Sometimes you can't tell if love is real 
If love is real 
There ain't no doubt about the way I feel 
The way I feel, yeah 
I've been thinkin' bout you 
And there ain't no doubt about it, I'm in love 

i wasn't sleeping at all. i was on day number three of insomnia when i dozed off and had the dream. i do not recall what happened in the dream, but i woke up in tears. i sat in my bed and i cried for the next three hours until i had to go to work. my eyes were so swollen that i had to wear my glasses to work. i got to work, grabbed my morning coffee and cried at my desk. i called my friend and told her i was crying at work. in the 15 years that we have known one another, she had never really seen/heard me cry. she asked me what was wrong. i told her i didn't know, but i knew.

i was in love.


yeah that is not what people imagine when you tell them you are in love. but i am different.  if you have been reading my blog for a minute, you know me and feelings ain't never been friends. the goal is to suppress them as much as i possibly can. but love was not going to be pushed aside and hidden. its like love had a mind of its own and took over my heart. but my mind knew better and that is why i was crying. 
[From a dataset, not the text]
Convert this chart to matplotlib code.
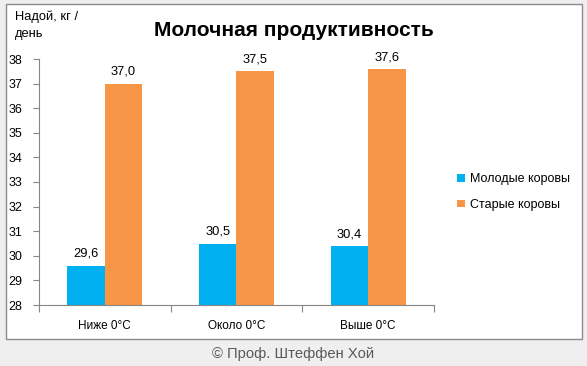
import matplotlib
matplotlib.use("Agg")
import matplotlib.pyplot as plt
from matplotlib.patches import Rectangle
import numpy as np

categories = ["Ниже 0°С", "Около 0°С", "Выше 0°С"]
young = [29.6, 30.5, 30.4]
old = [37.0, 37.5, 37.6]
series_names = ["Молодые коровы", "Старые коровы"]
yticks = list(range(28, 39))

plt.rcParams['font.family'] = ['Liberation Sans', 'DejaVu Sans']

W, H = 587, 366
fig = plt.figure(figsize=(W/100, H/100), dpi=100)
fig.patch.set_facecolor("#EFEFEF")

# white chart box
fig.patches.append(Rectangle((5.5/W, 1-339/H), 576/W, 335/H, transform=fig.transFigure,
                             facecolor="white", edgecolor="#8C8C8C", lw=1.0, zorder=-5))

ax = fig.add_axes([39/W, 1-305/H, 395/W, 246/H])
ax.set_zorder(2)
ax.set_facecolor("none")
x = np.arange(len(categories))
bw = 0.285
b1 = ax.bar(x - bw/2, [v - 28 for v in young], bw, bottom=28, color="#00B0F0", label=series_names[0])
b2 = ax.bar(x + bw/2, [v - 28 for v in old], bw, bottom=28, color="#F79646", label=series_names[1])

for bars, vals in ((b1, young), (b2, old)):
    for r, v in zip(bars, vals):
        ax.annotate(f"{v:.1f}".replace(".", ","), (r.get_x() + r.get_width()/2, v),
                    xytext=(0, 8.5), textcoords="offset points", ha="center", va="center",
                    fontsize=9.3, color="black")

ax.set_xlim(-0.5, 2.5)
ax.set_ylim(28, 38)
ax.set_yticks(yticks)
ax.set_yticklabels([str(t) for t in yticks], fontsize=9)
ax.set_xticks([-0.5, 0.5, 1.5, 2.5])
ax.set_xticklabels([])
ax.set_xticks(x, minor=True)
ax.set_xticklabels(categories, minor=True, fontsize=8.5)
ax.tick_params(axis='x', which='minor', length=0, pad=11)
ax.tick_params(axis='x', which='major', length=5, color="#868686", direction='out')
ax.tick_params(axis='y', length=4, color="#868686", direction='out', pad=8)
for s in ("top", "right"):
    ax.spines[s].set_visible(False)
for s in ("left", "bottom"):
    ax.spines[s].set_color("#868686")

fig.text(294/W, 1-30/H, "Молочная продуктивность", ha="center", va="center",
         fontsize=15, fontweight="bold")
fig.text(15/W, 1-17/H, "Надой, кг /", ha="left", va="center", fontsize=9.3)
fig.text(15/W, 1-34/H, "день", ha="left", va="center", fontsize=9.3)

leg = fig.legend(handles=[b1, b2], labels=series_names, loc="center left",
                 bbox_to_anchor=(446/W, 1-192/H), frameon=False, fontsize=9,
                 handlelength=0.6, handleheight=0.6, handletextpad=0.45, labelspacing=1.1)

fig.text(293.5/W, 1-354/H, "© Проф. Штеффен Хой", ha="center", va="center",
         fontsize=10.6, color="#595959")

fig.savefig("out.png", dpi=100, facecolor=fig.get_facecolor())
you see i was in a situationship. it was one that i signed up for and accepted. but in situationships, you might like people real good; love is normally not an option. it wasn't supposed to be a choice for me, yet here i was. what was i supposed to do with this information? Han Swolo told me that i had to tell the other person in my situationship. i didn't think that was necessary when it was obvious that he was interested in a good time not a long distance relationship. 


what the hell was going to do with this love shit?


after a few days of back and forth, i decided to share my feelings. but alas i was too late. you see while i was focused on my partner, he was focused on someone else. he went out and got himself a girlfriend. so i never told him i was in love with him. why would i do that? it would not change our dynamic. he had a real life boo and i was stuck with all this trash ass love. 


still got that bag of trash ass love sitting in the corner of my room. i want to throw it away, but i am not ready to do so. i moved it closer to the door, so maybe in a few weeks or months or something. 


yeah love sucks .... today. ask me in a few months how i feel. hopefully it will be awesome as hell...possibly maybe.